Representing Discourse Studies: The unequal actors of an international and multidisciplinary field

Angermuller, Johannes (2024). Representing Discourse Studies: The unequal actors of an international and multidisciplinary field. In: Xu, Shi ed. The Routledge Handbook of Cultural Discourse Studies. Abingdon, UK: Routledge.

DOI: https://doi.org/10.4324/9781003207245-4

Abstract

Discourse studies is still a new field that lacks established representations of itself. Textbooks, readers and overviews of the field mostly focus on concepts, theories, currents and references. Yet they often fail to reflect on how ideas are made legitimate, dominant and “true” in the discourse of discourse studies itself. Against this background, the chapter proposes an empirical account that perceives discourse studies as a population of unequal actors.
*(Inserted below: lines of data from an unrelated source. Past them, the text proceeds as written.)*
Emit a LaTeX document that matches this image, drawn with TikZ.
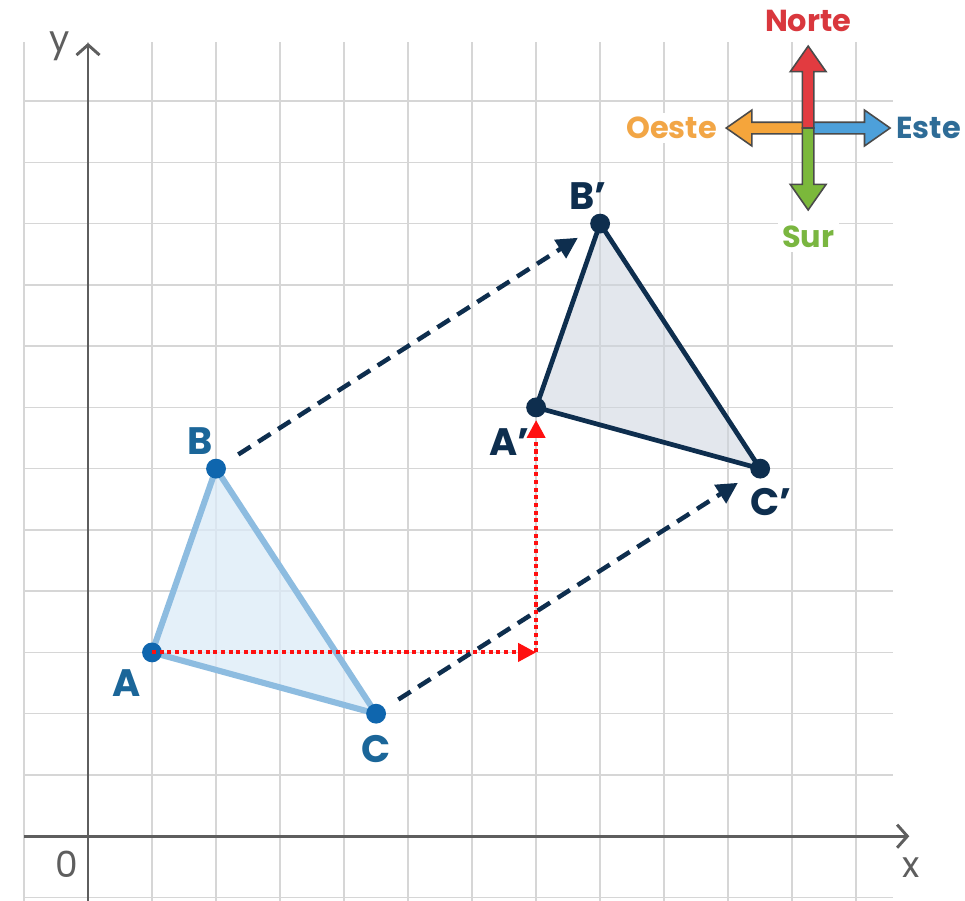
\documentclass[tikz,border=0pt]{standalone}
\usepackage{fontspec}
\setmainfont{Poppins}
\usetikzlibrary{arrows.meta, positioning, calc}

\definecolor{gridgray}{HTML}{D6D6D6}
\definecolor{axisgray}{HTML}{5E5E5E}
\definecolor{origline}{HTML}{8DBCE0}
\definecolor{origfill}{HTML}{DCEBF8}
\definecolor{origdot}{HTML}{0F66AE}
\definecolor{origtext}{HTML}{1B6699}
\definecolor{imgnavy}{HTML}{0E2E4E}
\definecolor{imgfill}{HTML}{CDD5DF}
\definecolor{transred}{HTML}{FF1010}
\definecolor{norte}{HTML}{E23B40}
\definecolor{oeste}{HTML}{F5A53B}
\definecolor{este}{HTML}{4DA0DA}
\definecolor{sur}{HTML}{7BB83B}
\definecolor{compassline}{HTML}{4A4A4A}
\definecolor{nortetext}{HTML}{D9373D}
\definecolor{oestetext}{HTML}{F2A646}
\definecolor{estetext}{HTML}{2E6C97}
\definecolor{surtext}{HTML}{7AB640}

\begin{document}
\begin{tikzpicture}[x=1cm, y=0.957cm, >=Stealth,
  vertex/.style={circle, inner sep=0pt, minimum size=0.31cm},
  origpt/.style={vertex, fill=origdot},
  imgpt/.style={vertex, fill=imgnavy},
  vlabel/.style={font=\fontsize{17}{20}\selectfont\bfseries, inner sep=1pt},
  origtri/.style={draw=origline, fill=origfill, fill opacity=0.75,
                  line width=2.7pt, line join=round},
  imgtri/.style={draw=imgnavy, fill=imgfill, fill opacity=0.55,
                 line width=2.1pt, line join=round},
  shiftarrow/.style={imgnavy, line width=2pt, dash pattern=on 6.5pt off 4pt,
                     -{Triangle[length=3.3mm, width=3.3mm]},
                     shorten <=0.25cm, shorten >=0.25cm},
  steparrow/.style={transred, line width=1.8pt, dash pattern=on 1.8pt off 1.6pt,
                    -{Triangle[length=2.8mm, width=2.8mm]}},
  axisline/.style={axisgray, line width=1.3pt,
                   -{Straight Barb[length=1.6mm, width=3.6mm]}},
  axislabel/.style={font=\fontsize{16}{18}\selectfont, text=axisgray, inner sep=0pt},
  compasslabel/.style={font=\fontsize{13.5}{16}\selectfont\bfseries,
                       fill=white, inner sep=2pt}]
  \useasboundingbox[fill=white] (-1.375,-1.045) rectangle (13.70,13.65);

  % Grid
  \foreach \i in {-1,...,12}
    \draw[gridgray, line width=0.7pt] (\i,-1.05) -- (\i,12.96);
  \foreach \j in {-1,...,12}
    \draw[gridgray, line width=0.7pt] (-1,\j) -- (12.58,\j);

  % Axes
  \draw[axisline] (-1,0) -- (12.83,0);
  \draw[axisline] (0,-1.05) -- (0,12.95);
  \node[axislabel] (xlab) at (12.86,-0.52) {x};
  \node[axislabel] (ylab) at (-0.45,12.9) {y};
  \node[axislabel] (orig) at (-0.33,-0.46) {0};

  % Vertices
  \coordinate (pA) at (1,3);
  \coordinate (pB) at (2,6);
  \coordinate (pC) at (4.5,2);
  \coordinate (pAp) at (7,7);
  \coordinate (pBp) at (8,10);
  \coordinate (pCp) at (10.5,6);

  % Triangles
  \filldraw[origtri] (pA) -- (pB) -- (pC) -- cycle;
  \filldraw[imgtri] (pAp) -- (pBp) -- (pCp) -- cycle;

  \node[origpt] (A) at (pA) {};
  \node[origpt] (B) at (pB) {};
  \node[origpt] (C) at (pC) {};
  \node[imgpt] (Ap) at (pAp) {};
  \node[imgpt] (Bp) at (pBp) {};
  \node[imgpt] (Cp) at (pCp) {};

  \node[vlabel, text=origtext, below=0.07cm of A, xshift=-0.39cm] (lA) {A};
  \node[vlabel, text=origtext, above=0.01cm of B, xshift=-0.25cm] (lB) {B};
  \node[vlabel, text=origtext, below=0.14cm of C] (lC) {C};
  \node[vlabel, text=imgnavy, below=0.13cm of Ap, xshift=-0.41cm] (lAp) {A’};
  \node[vlabel, text=imgnavy, above=0.02cm of Bp, xshift=-0.19cm] (lBp) {B’};
  \node[vlabel, text=imgnavy, below=0.11cm of Cp, xshift=0.17cm] (lCp) {C’};

  % Translation steps (6 right, 4 up)
  \coordinate (turn) at (7,3);
  \draw[steparrow] (A.center) -- (turn);
  \draw[steparrow, shorten >=1pt] (turn) -- (Ap);

  % Translation vectors
  \draw[shiftarrow] (B) -- (Bp);
  \draw[shiftarrow] (C) -- (Cp);

  % Compass
  \begin{scope}[shift={(11.25,11.56)}, x=1cm, y=1cm]
    \foreach \ang/\col in {180/oeste, 0/este, 90/norte, 270/sur}
      \filldraw[fill=\col, draw=compassline, line width=0.7pt, rotate=\ang]
        (0,-0.09) -- (0.88,-0.09) -- (0.88,-0.28) -- (1.28,0)
        -- (0.88,0.28) -- (0.88,0.09) -- (0,0.09) -- cycle;
    \coordinate (tipN) at (0,1.28);
    \coordinate (tipS) at (0,-1.28);
    \coordinate (tipW) at (-1.24,0);
    \coordinate (tipE) at (1.24,0);
  \end{scope}
  \node[compasslabel, text=nortetext, above=0.14cm of tipN] (norte) {Norte};
  \node[compasslabel, text=surtext, below=0.17cm of tipS] (sur) {Sur};
  \node[compasslabel, text=oestetext, left=0.11cm of tipW] (oeste) {Oeste};
  \node[compasslabel, text=estetext, right=0.06cm of tipE] (este) {Este};
\end{tikzpicture}
\end{document}
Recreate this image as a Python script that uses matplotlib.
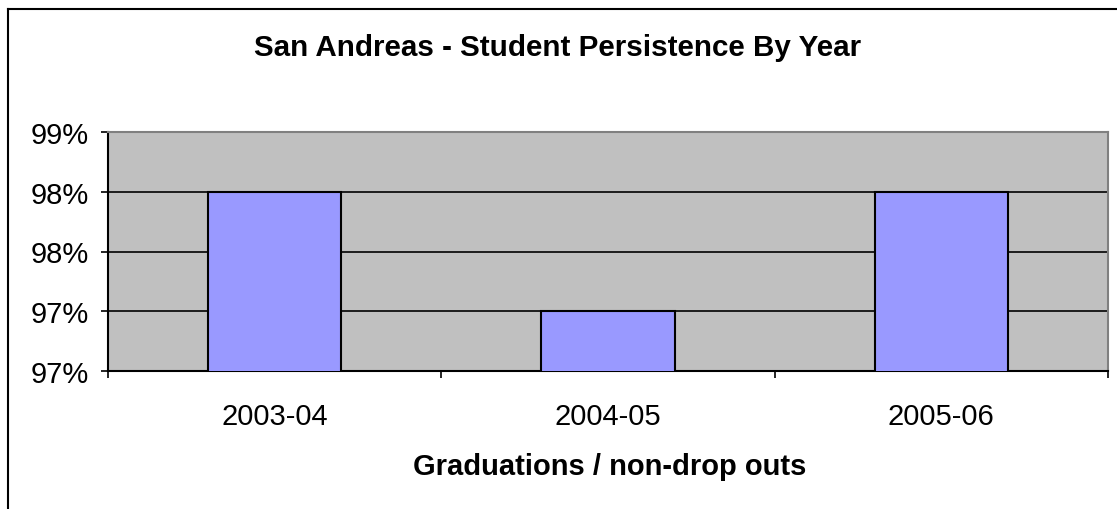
import matplotlib.pyplot as plt
from matplotlib.lines import Line2D

plt.rc('font', family='Liberation Sans')

years = ['2003-04', '2004-05', '2005-06']
persistence = [0.980, 0.970, 0.980]
ytick_vals = [0.965, 0.970, 0.975, 0.980, 0.985]
ytick_labels = ['97%', '97%', '98%', '98%', '99%']

W, H = 1117, 510
fig = plt.figure(figsize=(W / 100, H / 100), dpi=100)
ax = fig.add_axes([108 / W, (H - 372) / H, 1000 / W, (372 - 133) / H])
ax.set_facecolor('#C0C0C0')

x = range(len(years))
ax.bar(x, persistence, width=0.4, color='#9999FF', edgecolor='black', linewidth=1.5, zorder=3)

ax.set_xlim(-0.5, len(years) - 0.5)
ax.set_ylim(ytick_vals[0], ytick_vals[-1])
ax.set_yticks(ytick_vals)
ax.set_yticklabels(ytick_labels, fontsize=21)
ax.set_xticks(list(x))
ax.set_xticklabels(years, fontsize=21)
ax.tick_params(axis='x', which='major', length=0, pad=22)
ax.set_xticks([i - 0.5 for i in range(len(years) + 1)], minor=True)
ax.tick_params(axis='x', which='minor', length=5, width=1.2, direction='out')
ax.tick_params(axis='y', length=5, width=1.2, direction='out', pad=9)

ax.grid(axis='y', color='black', linewidth=1.2, zorder=1)
ax.set_axisbelow(True)

for side in ['left', 'bottom']:
    ax.spines[side].set_color('black')
    ax.spines[side].set_linewidth(1.5)
for side in ['top', 'right']:
    ax.spines[side].set_color('#808080')
    ax.spines[side].set_linewidth(1.5)

fig.text(558 / W, 1 - 48 / H, 'San Andreas - Student Persistence By Year',
         ha='center', va='center', fontsize=21.3, fontweight='bold')
fig.text(610 / W, 1 - 467 / H, 'Graduations / non-drop outs',
         ha='center', va='center', fontsize=21, fontweight='bold')

# outer chart border (only left and top are visible in the crop)
fig.add_artist(Line2D([8 / W, 8 / W], [0, 1 - 10 / H], color='black', linewidth=1.5, transform=fig.transFigure))
fig.add_artist(Line2D([8 / W, 1], [1 - 10 / H, 1 - 10 / H], color='black', linewidth=1.5, transform=fig.transFigure))

fig.savefig('out.png', dpi=100)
Methodological perspectives from social research are used in order to capture both the over- and the under-cited actors constituting the field. The first part approaches discourse studies as a field of knowledge, with a focus on canonised European traditions and their limitations. The second part discusses discourse studies as a field of power. From an actor-centred point of view, it captures the unequal relationships and the boundaries that characterise the field. Based on surveys with over 1000 discourse analysts and a citation analysis of the most senior academics in the field, the field is projected as a space of communication with few visible centres and a large and often invisible periphery.